Cem dias dá um pouco mais de três meses e representa pouco mais de 6% do tempo de um mandato eletivo no Brasil. Em 100 dias não dá, por exemplo, pra colocar nenhuma obra em execução, porque a burocracia brasileira não permite que uma licitação normal seja concluída em menos do que três meses.
Não é questão de vontade, é prazo de lei, é trâmite mínimo para documentos. Não dá. Não sai nada de concreto em 100 dias. Quem inventou esse cálculo de 100 dias para fazer balanço de governo, nunca governou nada no Brasil.
O que dá pra fazer em três meses? Organizar a casa e colocar ela pra funcionar. Para agilizar isso, existem os períodos de transição de governo, inclusive. Que são muito mal utilizados aqui pelos gestores.
Nos aeroportos internacionais, a primeira coisa que o sujeito carregando drogas dentro de uma mala costuma dizer aos agentes da Polícia Federal, antes mesmo de ela ser aberta, é que “a mala era de um amigo”. No caso do tráfico é sempre “um amigo que o sujeito não lembra o nome”.
Nos governos tem uma diferença. Gestores que assumem cargos no Brasil costumam aproveitar a transição para já irem avisando que não tem nada a ver com os problemas da cadeira que estão prestes a assumir. “Essa mala é do meu antecessor”, avisam logo no período de transição e seguem repetindo nos primeiros três meses de governo, quando a bagagem já está, atenção, sob sua posse. Dá-se, entretanto, com justiça, a folga de 100 dias.
No caso de uma gestão pública, não é possível fazer cobranças em três meses. Esqueça-se isso, porque é uma bobagem estéril. Mas esse período é, sim, uma largada. É o fim dos preparativos e o real começo da administração em vigor. Agora, a bagagem é sua.
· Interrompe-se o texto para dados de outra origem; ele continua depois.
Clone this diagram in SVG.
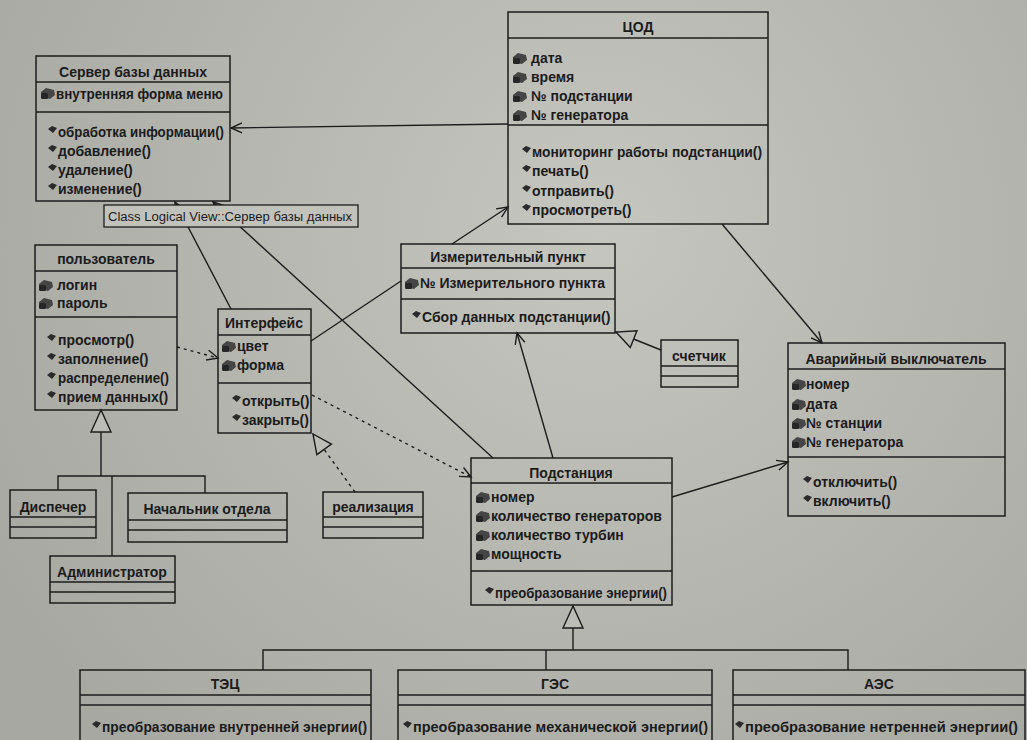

E o eterno candidato a presidente, nosso “vendedor de guarda-chuvas” cearense preferido, Ciro Gomes (PDT), que já foi governador de estado, sabe bem disso. Não por acaso ele afirmou ao término da eleição de 2022 que só falaria qualquer coisa do governo Lula (PT) depois de cem dias.
É o prazo para você cobrar presidente e governadores com mais firmeza. Já deu tempo de avaliar os cofres, já deu tempo de organizar uma base sólida nos legislativos, já deu tempo de manufaturar diretrizes e sistematizar planos de ação para os principais setores que necessitam de soluções dos gestores. Já deu tempo de apresentar o que, afinal, será possível fazer para além de toda a cachoeira de verbos eleitorais que uma campanha derrama nos pobres ouvidos dos pacientes eleitores/contribuintes.
E, nesse ponto, é preciso perguntar aos governadores e ao presidente: deu tempo, né? Porque, agora, as desculpas que valiam não valem mais. Dizer que está “arrumando a casa” já não faz mais tanto sentido. E se, nessa altura, ainda não há soluções para os problemas mais urgentes, temo dizer que nos encaminhamos para três anos e duzentos e sessenta e cinco dias de muita dificuldade política e administrativa.
Reclamar antes dos cem dias de um governo é covardia, desconhecimento ou oportunismo. Mas, a partir da próxima terça-feira (11), quando esse marco for atingido, cobrar e reclamar será obrigação se as coisas ainda estiverem erradas.
O texto acima não é sobre Lula (PT) ou sobre Raquel Lyra (PSDB). E, por isso, nada específico sobre eles foi citado.
Mas, Lula e Raquel estão com dificuldades para olhar para frente e ambos também estão com problemas para formar uma base sólida nos legislativos. Pegaram gestões com problemas? Sim. Muitos problemas.
Mas, a bagagem agora é responsabilidade deles. E as cobranças chegarão.
A coluna se refere ao ex-governador Ciro Gomes (PDT) como vendedor de guarda-chuvas, porque embora tenha inúmeras qualidades, ele sempre atua anunciando “chuvas” em dias plenos de sol para tentar capitalizar politicamente quando a água, finalmente, cai algum dia.
Todo dia, por exemplo, ele diz que o dólar vai aumentar e, quando aumenta, foi “ele quem avisou”.
Todo dia ele diz que vem um temporal e, embora o sol dure, não será para sempre. Um dia chove.
A estratégia acaba fazendo com que as pessoas se arrependam de não terem comprado o guarda-chuva nos dias anteriores e, o mais importante para Ciro, dão ao vendedor ares de “profeta”.